音楽との向き合い方

 子どもの頃は音楽を好んで聴いていたという記憶がない。今のように端末を持ち歩くということがなかったということもあるかもしれない。(なぜか森進一の”冬のリヴィエラ”をテレビの前で、カセットテープで録音していた記憶がある。サビのとこは未だに頭に残っている…)

 ただ、高校生の頃に同級生が洋楽を聴いていたので、色々と教えてもらって聴いた。ガンズ・アンド・ローゼズやモトリー・クルー、ボビー・ブラウン、MCハマーなんかがパッと記憶に蘇ってくる。友達に教えてもらっただけなのに、洋楽を聴いていることがとてもカッコいいと感じられた。

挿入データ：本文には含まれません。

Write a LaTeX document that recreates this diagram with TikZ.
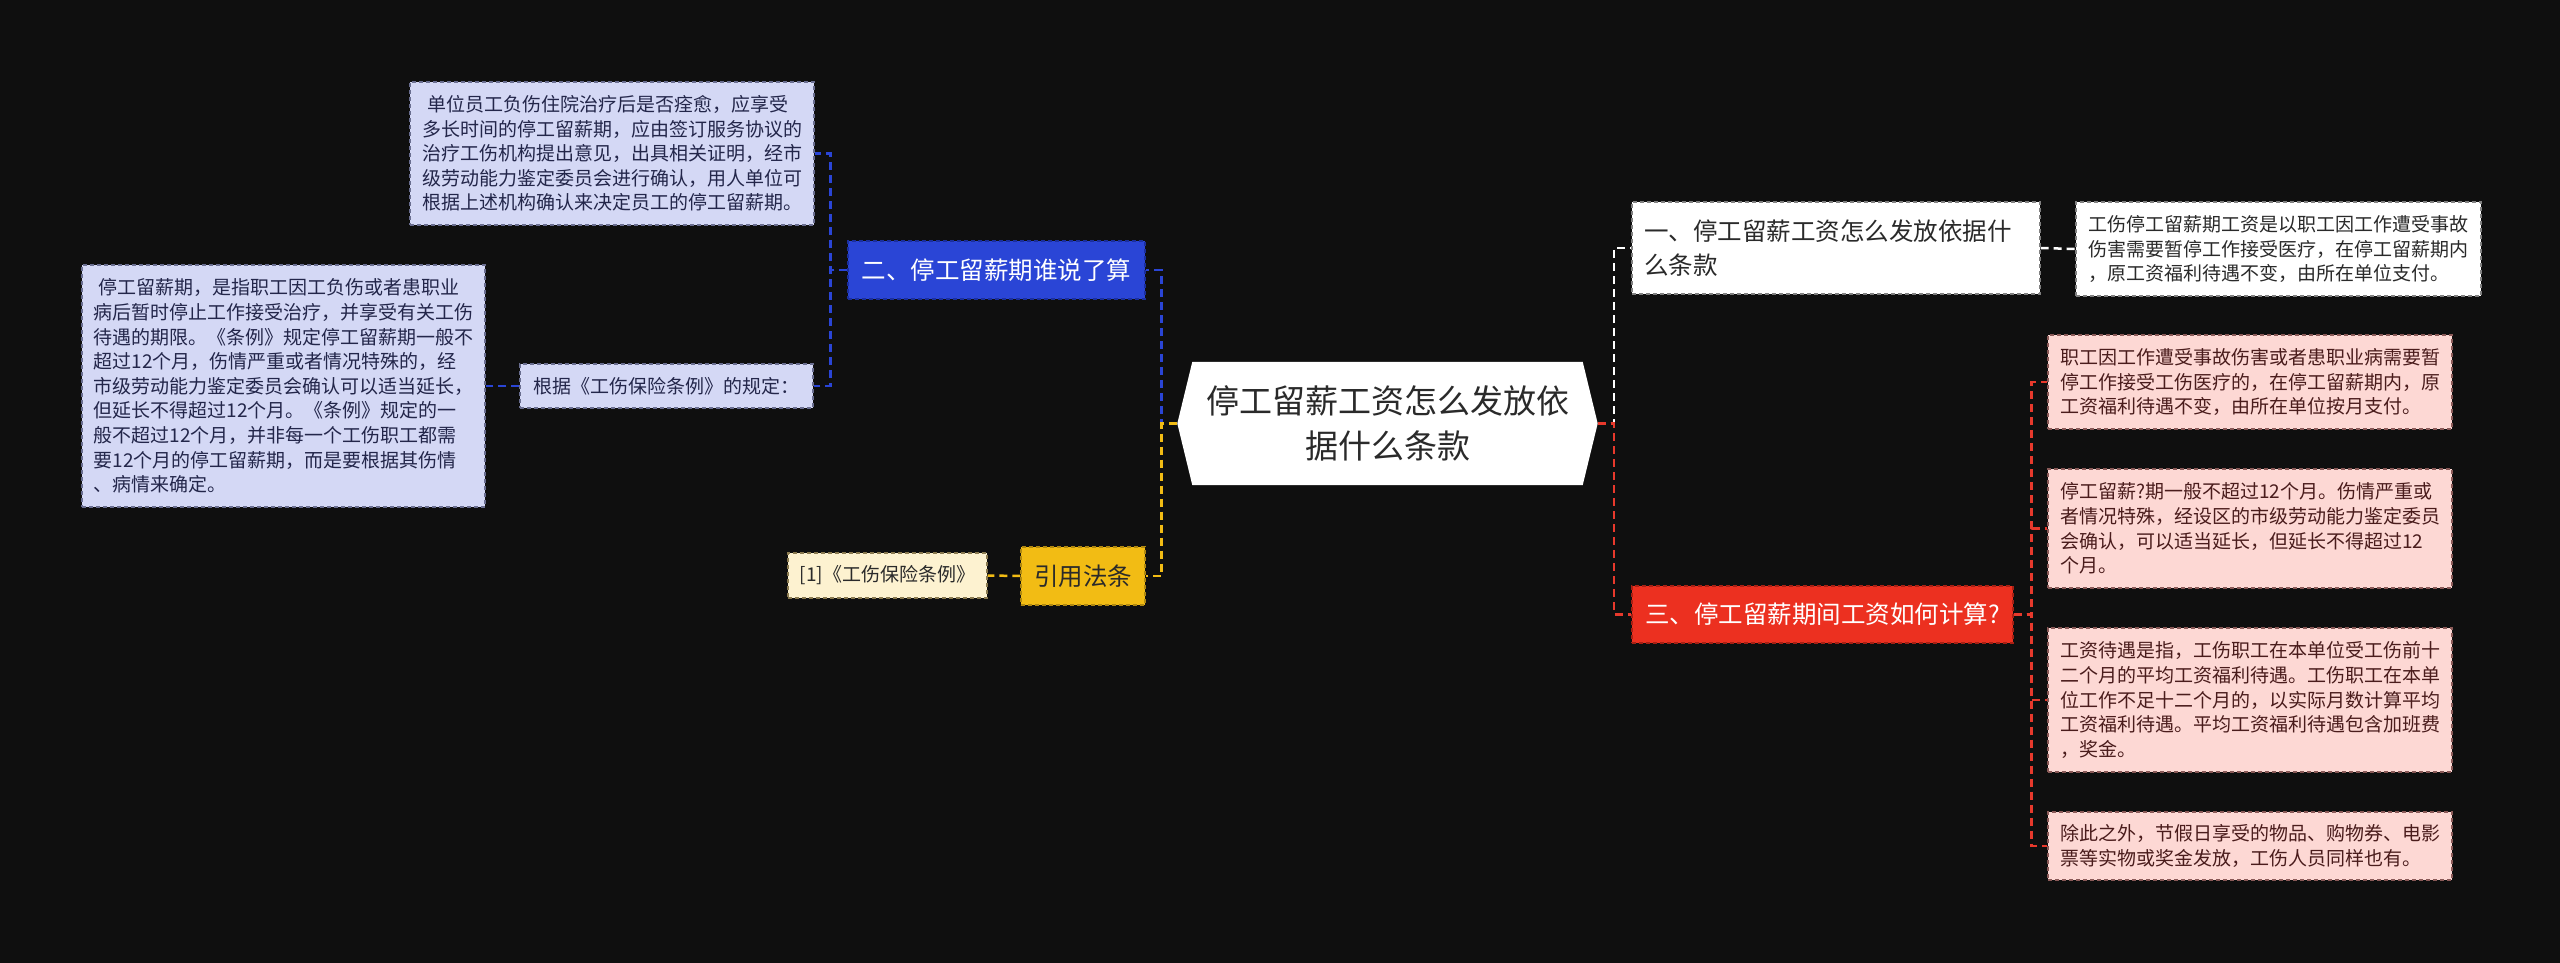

 大学生になって、同じ寮に住んでいた同期でひとつ下のヤツが音楽好きで、それはそれは凄かった。一体部屋に何枚のCDが積み重なったいるんだろう!?なんて驚いたことを覚えている。その彼から、ロッキン・オンという雑誌を教えてもらって読み始めた。まるで知らないバンドがたくさん紹介されていて、その彼とあれやこれやと話したのがとても楽しかった。バイト代をCD代に結構つぎ込んだのを覚えている。

 ただ、大学当時の、自分の音楽への向き合い方にずっと違和感があった。ただ、そのことは自分の意識下にはあるものの、そして分かってはいるものの、でもロッキン・オンを読んで新しいバンドのCDを買って聴くのがカッコいいことだと思っていた。

(いまは分からないが)当時のロッキン・オンでは、後ろのほうに今月のイチオシの新譜のコーナーがあった。特に一番最初に紹介されている新譜はロッキン・オン編集部イチオシという位置づけだったと思う。そのCDを買っては”やっぱ、いいなぁ”なんて思っていたものである。

 がしかし、ちょっと考えるとおかしな話である。試聴もろくにせずに、雑誌で紹介されているCDを買って、良いと判断するのって。どこにも自分の判断が出てきていないのである。雑誌は雑誌で今月のイチオシを判断しているので、それは何の問題もない。問題は自分である。他人の力を借りて、自分がイケてるみたいな感じになっていたのである。なんとも恥ずかしいことだ。もちろん、若さゆえの未熟さということもあるだろうし、そもそも音楽を聴いていた量が少なかったので、自分の好みの音楽が確立していなかったというのもあったのだろう。

 その後、30代はあまり音楽を聴いた記憶がない。そんな音楽の聴き方に自分自身で嫌気がさしていたのかな!?と思う。

 ただ、最近になってまた聴きだした。きっかけはApple Music である。自分ひとりではサブスク代を毎月払ってまで聴こうとは思わなかったが、子どもが音楽を聴くくらいに成長してきたので、ファミリープランに入れば家族が自由に好きな音楽に触れれるかなと思ったからである。

 いまはロッキン・オンも購入しておらず、Apple Music で適当に聴いてみて、良いなと思ったものをダウンロードして、シャッフルして聴いている感じだ。はっきりいって、バンド名の読み方すら知らなかったりするが、自分の耳で聴いて良いなと直感したものを選んでいるので、かつてのような音楽に向き合う違和感はない。本当に聴いていいかどうかだけである。

 ただ、そんな”聴いていいかどうかだけ”という判断基準も、かつてのカッコつけだけで聴いていた時の音が自分のベースになっているような気もする。もちろん、あの頃はUKロックをメインで聴いていて、いまはそれとは少し違うものを(実は違うかどうかも分かっていないのだが…)聴いているが、それでも自分の音楽の好みはまちがいなくあの大学時代のカッコわるい音楽との向き合い方があってこそだと思える。それは先日、コンサート等のスタッフを長くやっていた方と話をした際に、”音楽って若い時に聴いたものが自分のベースになっていくんですよね。だから、うちの若いスタッフの子たちにも「いまのうちにこだわりなく色々と聴いておいたほうがいいよ!」って伝えてます。”という言葉を聞いて、スッと腹に落ちたからだ。

 いまは自然体で気負わず音楽を聴けているような気がする。その事実が自分にとってとても心地がいい。